Best Credit Cards for Teenagers

So, what are the best credit cards for teens? You should always look at the fees when you’re trying to find a card for your teen. The best would be the ones without an annual fee so your teen can keep the card longer. It should be noted that the higher your average age of accounts is, the better the credit scores will be for you. With no annual fees, you can keep that card open forever and it still boosts your credit file.

These are the cards I’d recommend you look into.

– Discover it® Secured Credit Card

This secured card gives cash back rewards and has no annual fee. It’s a fantastic one to build credit with plus it gives 2% cash back at gas stations and restaurants (up to $1,000 per quarter). The first year of card issuance, it gives double cash back. Plus, it waives any penalty on the first late payment. They offer acceptable deposits for limits from $200 to $2,500.

– Capital One® Secured Mastercard®

Another secured option, this one has no annual fees and is very reputable. Even first-time cardholders get an instant credit limit of $200 with a deposit as low as $49. You can also use a larger deposit, up to $1,000. Once the first 5 payments have been made on time, the issuer gives access to a higher credit line.

– Discover it® Student Cash Back

As far as student cards go, this is one of the best there is. There’s no flat rate but your teen can earn 5% cash back on different categories which rotate each quarter. These are things like restaurants and gas, and even It’s on up to $1,500 per quarter and anything after that is 1%. There’s no annual fee either and with double cash back the first year for 10%, it’s one of the best ways to build credit. Plus, students get a special bonus each year for the $20 Good Grades Reward. They must maintain a GPA of 3.0 or higher to qualify for that bonus, which won’t just encourage them to spend wisely but study wisely too!

– Discover it® Chrome for Students

Another awesome card for students, this one is like the secured version as it offers all the same things as the secured version (2% cash back for restaurants and gas stations up to $1,000 per quarter and 1% after), no annual fee, and double the cash back in the first year. It comes with the student bonus too but this is not a secured card and is a great first card to get.

– Journey® Student Rewards from Capital One®

Even though this card implies it’s for students, it can be used for young adults even if they aren’t in college. That’s great for those that chose a different career path. There’s no annual fee and it earns the cardholder at least 1% cash back on everything they buy. If you make the payments on time all the time, it boosts the rewards up to 1.25%. After making the first 5 monthly payments properly on time, they also get a higher line of credit.


A minor can most certainly get a credit card but not without the permission of a legal parent or guardian. You can choose to add them to your account in either an authorized or joint capacity, or you can set them up with a secured or student card. The options I’ve detailed above should help you decide what is best for you and your family.
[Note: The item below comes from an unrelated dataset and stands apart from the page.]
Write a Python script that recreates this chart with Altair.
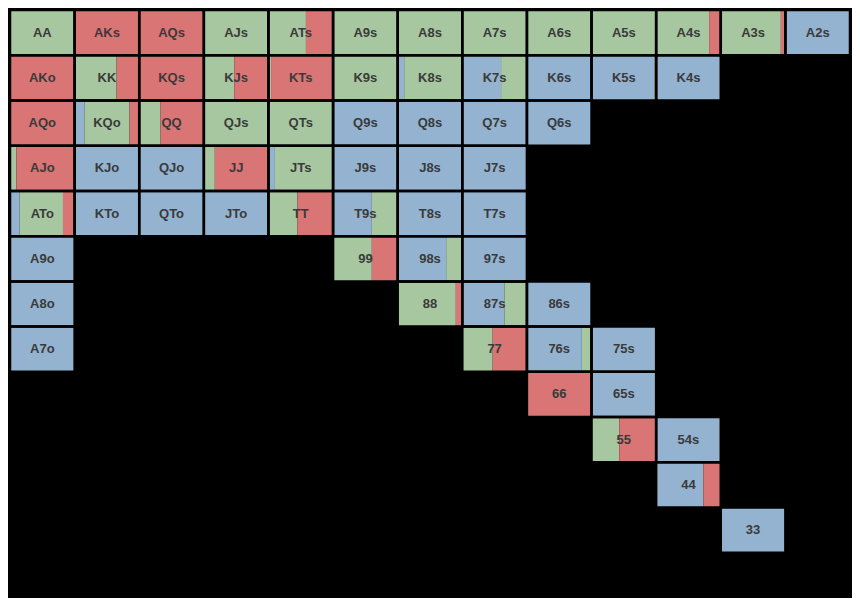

Your child might not be ready yet and only you can decide that. But if they are, you should think about getting them a credit card so they can start building that credit. Good credit can help them buy their own car, their own investment property or house, and get better rates on just about everything, plus when you teach them well, they learn how to be responsible with money. That’s something that every parent wants for their kids, so help them succeed by getting them started with a card of their own.